The authors maintain that the agricultural relevance of the sugar beet, as well as its evolutionary relationship to other plants—it is the first member of the order Caryophyllales to be sequenced—will make the current reference genome key to upcoming work. “Sugar beet will be an important cornerstone of future genomic studies involving plants, due to its taxonomic position,” the authors said in a statement.

Freshwater protist

R. filosa was isolated from a freshwater lake.WIKIMEDIA, MANFRED E. FRITSCHESpecies: Reticulomyxa filosa
Genome size: ~320 million base pairs

Reticulomyxa filosa is a unicellular protist that lives in freshwater and is part of the phylum Foraminifera and the supergroup Rhizaria, a major branch of the eukaryotic tree of life. Sequence information was previously available for only one other Rhizarian because these organisms are difficult to cultivate. But researchers from Germany, Switzerland, and Egypt this week (January 6) published the R. filosa genome in Current Biology.

The team extracted DNA from R. filosa, which in culture grows as an acellular syncytium with thousands of nuclei, and sequenced it using Roche/454 and Illumina platforms. The researchers found that the genome was highly repetitive and contained 40,443 predicted protein-coding genes, over half of which may be unique to R. filosa. One category of genes that appeared specific to R. filosa included a class of molecular motor proteins called kinesins. The researchers also unearthed genetic evidence to suggest that R. filosa can switch from an acellular syncytium to a single-celled, flagellated sexual state, a phenomenon that has never been observed in the lab.

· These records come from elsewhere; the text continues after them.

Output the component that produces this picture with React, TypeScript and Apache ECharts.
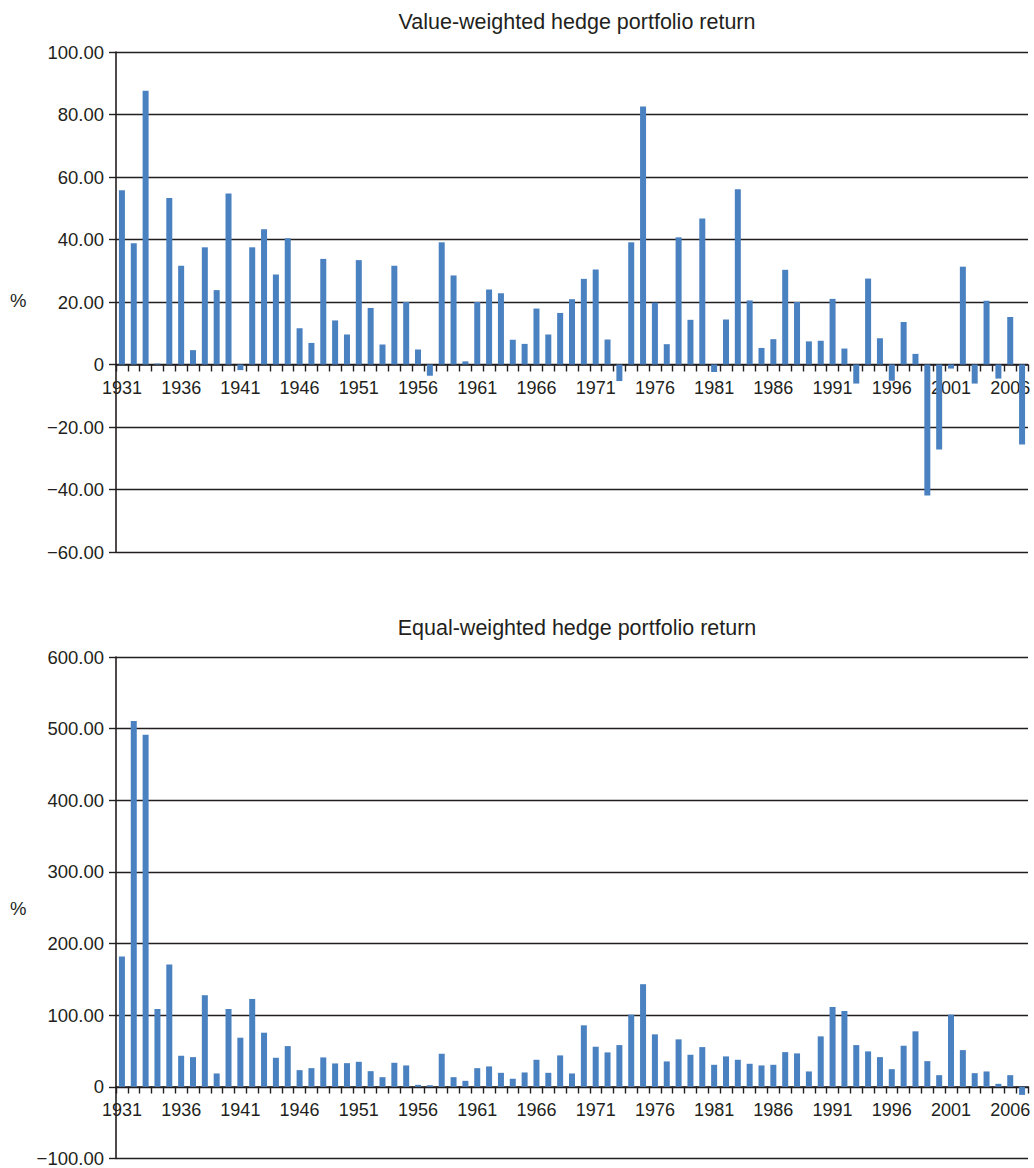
import React, { useEffect, useRef } from "react";
import * as echarts from "echarts";

const years: string[] = [];
for (let y = 1931; y <= 2007; y++) years.push(String(y));

const valueWeighted = [
  55.8, 38.8, 87.6, 0.3, 53.3, 31.6, 4.6, 37.5, 23.8, 54.7,
  -1.8, 37.5, 43.3, 28.8, 40.4, 11.6, 6.9, 33.8, 14.1, 9.6,
  33.4, 18.1, 6.4, 31.6, 20.0, 4.8, -3.6, 39.1, 28.5, 1.0,
  20.0, 24.0, 22.8, 7.9, 6.6, 17.9, 9.6, 16.5, 20.9, 27.4,
  30.4, 8.0, -5.3, 39.1, 82.6, 19.8, 6.5, 40.7, 14.3, 46.7,
  -2.4, 14.4, 56.1, 20.5, 5.3, 8.1, 30.3, 20.0, 7.4, 7.6,
  21.0, 5.1, -6.1, 27.5, 8.4, -5.2, 13.6, 3.4, -41.9, -27.2,
  -1.3, 31.3, -6.1, 20.4, -4.5, 15.2, -25.6,
];

const equalWeighted = [
  182, 510.5, 491.4, 108.7, 170.8, 43.4, 41.5, 127.9, 18.7, 108.7,
  68.6, 122.7, 75.6, 40.6, 56.9, 23.3, 26.1, 41.1, 32.7, 33.1,
  35.0, 21.9, 13.5, 33.6, 29.9, 2.8, 2.3, 46.2, 13.5, 8.4,
  26.1, 28.5, 19.6, 11.2, 20.1, 37.8, 19.6, 43.9, 18.7, 85.9,
  56.0, 48.1, 58.3, 100.8, 143.3, 73.3, 35.5, 66.3, 44.8, 55.5,
  30.8, 42.5, 37.8, 32.2, 29.9, 30.8, 48.5, 46.7, 21.5, 70.5,
  111.5, 105.9, 58.3, 49.5, 41.5, 24.7, 57.4, 77.5, 35.9, 16.3,
  100.8, 51.3, 19.1, 21.5, 4.2, 16.3, -11.2,
];

const titles = ["Value-weighted hedge portfolio return", "Equal-weighted hedge portfolio return"];
const unitLabel = "%";

const FONT = "'Liberation Sans', Arial, Helvetica, sans-serif";
const INK = "#231f20";
const BAR = "#4a81c0";

const fmt = (v: number) => {
  if (v === 0) return "0";
  if (v < 0) return "\u2212" + Math.abs(v).toFixed(2);
  return v.toFixed(2);
};

// grid geometry
const GRID_LEFT = 116;
const GRID_WIDTH = 912;
const TOP1 = 52;
const H1 = 500;
const TOP2 = 657;
const H2 = 504;
const Y1 = { min: -60, max: 100, interval: 20 };
const Y2 = { min: -100, max: 600, interval: 100 };

export default function App() {
  const ref = useRef<HTMLDivElement>(null);
  useEffect(() => {
    if (!ref.current) return;
    const chart = echarts.init(ref.current, undefined, { renderer: "svg" });
    // offset that moves a bottom category axis up to the value-axis zero
    const zeroOffset = (y: { min: number; max: number }, h: number) =>
      -(h * (0 - y.min)) / (y.max - y.min);
    const xAxisBase = (gridIndex: number, offset: number) => ({
      type: "category",
      gridIndex,
      position: "bottom",
      offset,
      data: years,
      boundaryGap: true,
      axisLine: { onZero: false, lineStyle: { color: INK, width: 1.6 } },
      axisTick: { show: true, interval: 0, length: 7, inside: false, lineStyle: { color: INK, width: 1.4 } },
      axisLabel: {
        interval: 4,
        margin: 14,
        color: INK,
        fontSize: 18,
        fontFamily: FONT,
      },
      splitLine: { show: false },
    });
    const yAxisBase = (gridIndex: number, y: { min: number; max: number; interval: number }) => ({
      type: "value",
      gridIndex,
      min: y.min,
      max: y.max,
      interval: y.interval,
      axisLine: { show: true, lineStyle: { color: INK, width: 1.6 } },
      axisTick: { show: true, length: 7, lineStyle: { color: INK, width: 1.4 } },
      axisLabel: {
        formatter: fmt,
        margin: 12,
        color: INK,
        fontSize: 18.5,
        fontFamily: FONT,
      },
      splitLine: { show: true, lineStyle: { color: INK, width: 1.3 } },
    });
    const titleStyle = { fontFamily: FONT, fontSize: 21.5, fontWeight: "normal", color: INK };
    chart.setOption({
      animation: false,
      backgroundColor: "#ffffff",
      title: [
        { text: titles[0], left: 572, top: 6, textAlign: "center", textStyle: titleStyle },
        { text: titles[1], left: 572, top: 612, textAlign: "center", textStyle: titleStyle },
      ],
      graphic: [
        {
          type: "text",
          left: 10,
          top: 291,
          style: { text: unitLabel, fontFamily: FONT, fontSize: 18.5, fill: INK },
        },
        {
          type: "text",
          left: 10,
          top: 899,
          style: { text: unitLabel, fontFamily: FONT, fontSize: 18.5, fill: INK },
        },
      ],
      grid: [
        { left: GRID_LEFT, width: GRID_WIDTH, top: TOP1, height: H1 },
        { left: GRID_LEFT, width: GRID_WIDTH, top: TOP2, height: H2 },
      ],
      xAxis: [xAxisBase(0, zeroOffset(Y1, H1)), xAxisBase(1, zeroOffset(Y2, H2))],
      yAxis: [yAxisBase(0, Y1), yAxisBase(1, Y2)],
      series: [
        {
          type: "bar",
          xAxisIndex: 0,
          yAxisIndex: 0,
          data: valueWeighted,
          barWidth: 6,
          itemStyle: { color: BAR },
        },
        {
          type: "bar",
          xAxisIndex: 1,
          yAxisIndex: 1,
          data: equalWeighted,
          barWidth: 6,
          itemStyle: { color: BAR },
        },
      ],
    });
    return () => chart.dispose();
  }, []);
  return (
    <div
      ref={ref}
      style={{ position: "absolute", left: 0, top: 0, width: 1034, height: 1168 }}
    />
  );
}
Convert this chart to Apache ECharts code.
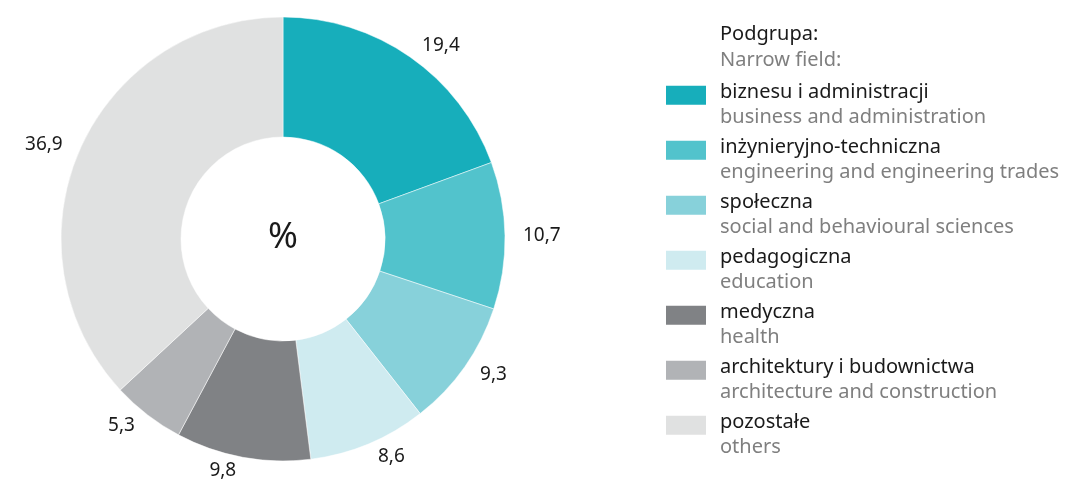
<!DOCTYPE html>
<html>
<head>
<meta charset="utf-8">
<script src="https://cdn.jsdelivr.net/npm/echarts@6/dist/echarts.min.js"></script>
<style>
html,body{margin:0;padding:0;background:#fff;}
#chart{width:1067px;height:484px;}
</style>
</head>
<body>
<div id="chart"></div>
<script>
var namesPl = ['biznesu i administracji', 'inżynieryjno-techniczna', 'społeczna', 'pedagogiczna', 'medyczna', 'architektury i budownictwa', 'pozostałe'];
var namesEn = ['business and administration', 'engineering and engineering trades', 'social and behavioural sciences', 'education', 'health', 'architecture and construction', 'others'];
var values = [19.4, 10.7, 9.3, 8.6, 9.8, 5.3, 36.9];
var colors = ['#17aebb', '#52c3cc', '#87d1da', '#cfebf0', '#808285', '#b1b3b6', '#e0e1e1'];

var font = '"Noto Sans", "Open Sans", sans-serif';

var pieData = [];
for (var i = 0; i < values.length; i++) {
	pieData.push({name: namesPl[i], value: values[i], itemStyle: {color: colors[i]}});
}

var myChart = echarts.init(document.getElementById('chart'));
var option = {
	animation: false,
	title: {
		text: 'Podgrupa:',
		subtext: 'Narrow field:',
		left: 720,
		top: 24,
		itemGap: 6,
		padding: 0,
		textStyle: {fontFamily: font, fontSize: 20, fontWeight: 'normal', color: '#1a1a1a'},
		subtextStyle: {fontFamily: font, fontSize: 20, color: '#7f7f7f'}
	},
	graphic: [{
		type: 'text',
		x: 283,
		y: 238,
		style: {text: '%', font: '36px "Noto Sans", sans-serif', fill: '#1a1a1a', align: 'center', verticalAlign: 'middle'}
	}],
	legend: {
		orient: 'vertical',
		left: 664,
		top: 82,
		padding: 0,
		itemWidth: 42,
		itemHeight: 21,
		itemGap: 10,
		icon: 'rect',
		selectedMode: false,
		data: namesPl,
		formatter: function (name) {
			var idx = namesPl.indexOf(name);
			return '{a|' + name + '}\n{b|' + namesEn[idx] + '}';
		},
		textStyle: {
			fontFamily: font,
			padding: [0, 0, 0, 8],
			rich: {
				a: {fontFamily: font, fontSize: 20, color: '#1a1a1a', lineHeight: 43.5},
				b: {fontFamily: font, fontSize: 20, color: '#7f7f7f', lineHeight: 6.5}
			}
		}
	},
	series: [
		{
			type: 'pie',
			center: [283, 239],
			radius: [102, 222],
			startAngle: 90,
			clockwise: true,
			silent: true,
			avoidLabelOverlap: true,
			label: {
				show: true,
				position: 'outside',
				fontFamily: font,
				fontSize: 19,
				color: '#1a1a1a',
				distanceToLabelLine: 4,
				formatter: function (p) {
					return p.value.toFixed(1).replace('.', ',');
				}
			},
			labelLine: {show: false, length: 14, length2: 0},
			itemStyle: {borderColor: '#ffffff', borderWidth: 0.5},
			emphasis: {disabled: true},
			data: pieData
		}
	]
};
myChart.setOption(option);
</script>
</body>
</html>
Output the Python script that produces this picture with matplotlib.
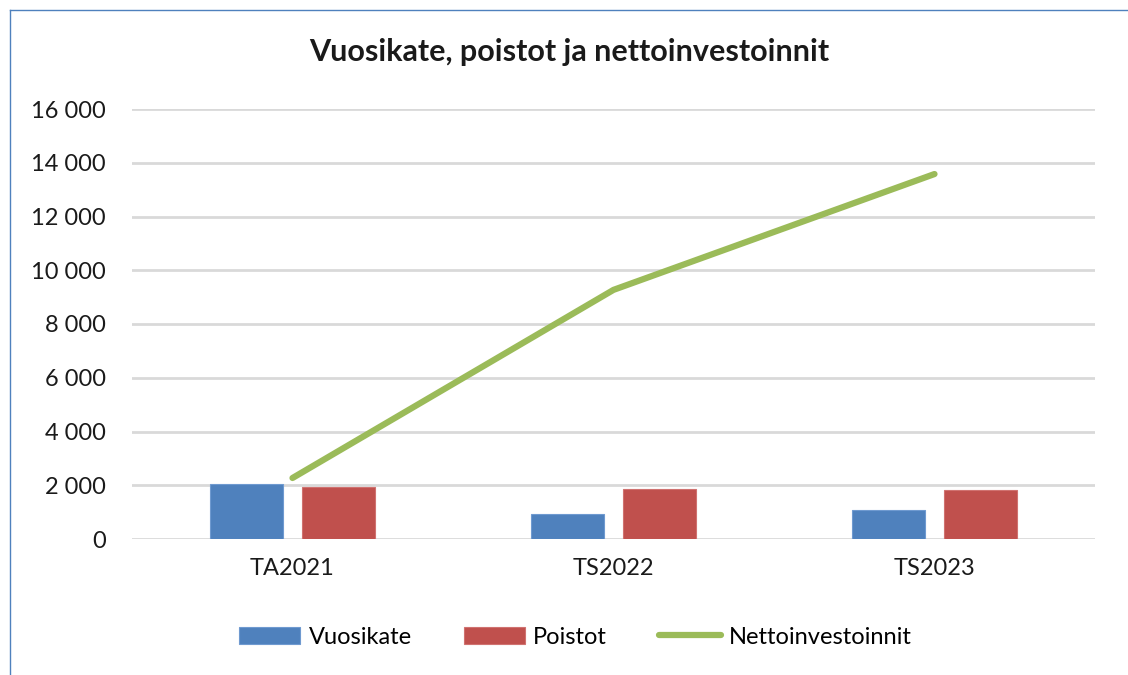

“As a representative of the so far poorly sampled supergroup of Rhizaria, R. filosa provides insights into Rhizaria evolution and general eukaryote conditions,” the authors wrote in their paper. “Thus, it allows the narrowing down of the minimally required eukaryote gene complement.”

Methanol metabolizer

WIKIMEDIA, GERD GELLISSENSpecies: Hansenula polymorpha DL1
Genome Size: 9 million base pairs

Methylotrophic yeasts, which are able to use methanol as their only energy source, are frequently used in the lab to study methanol metabolism and, increasingly, also for industrial protein production. Researchers from Germany and Russia have sequenced the genome of methylotrophic species Hansenula polymorpha DL1. Their work was published last year (November 27) in BMC Genomics.

The H. polymorpha nuclear genome contains seven chromosomes and is about 9 megabases in size, while the mitochondrial genome is about 42 kilobases. The researchers found 5,325 predicted protein-coding genes, which represent nearly 85 percent of the genome. They also examined the regions of the chromosomes close to the telomeres and observed an enrichment of metabolic genes. The team compared the transcriptomes of H. polymorpha grown in methanol and in glucose. In the methanol-grown cells, the team saw an upregulation of genes related to biogenesis of the peroxisome—an organelle that is essential for methanol use—beyond previously published microarray data. Comparative genomic analyses revealed that H. polymorpha is more closely related to the non-methylotrophic yeast Dekkera bruxellensis than to the methylotrophic species Pichia pastoris.

“Our results open new opportunities for in-depth understanding of many aspects of H. polymorphalife cycle, physiology, and metabolism as well as genome evolution in methylotrophic yeasts,” the authors wrote in their paper.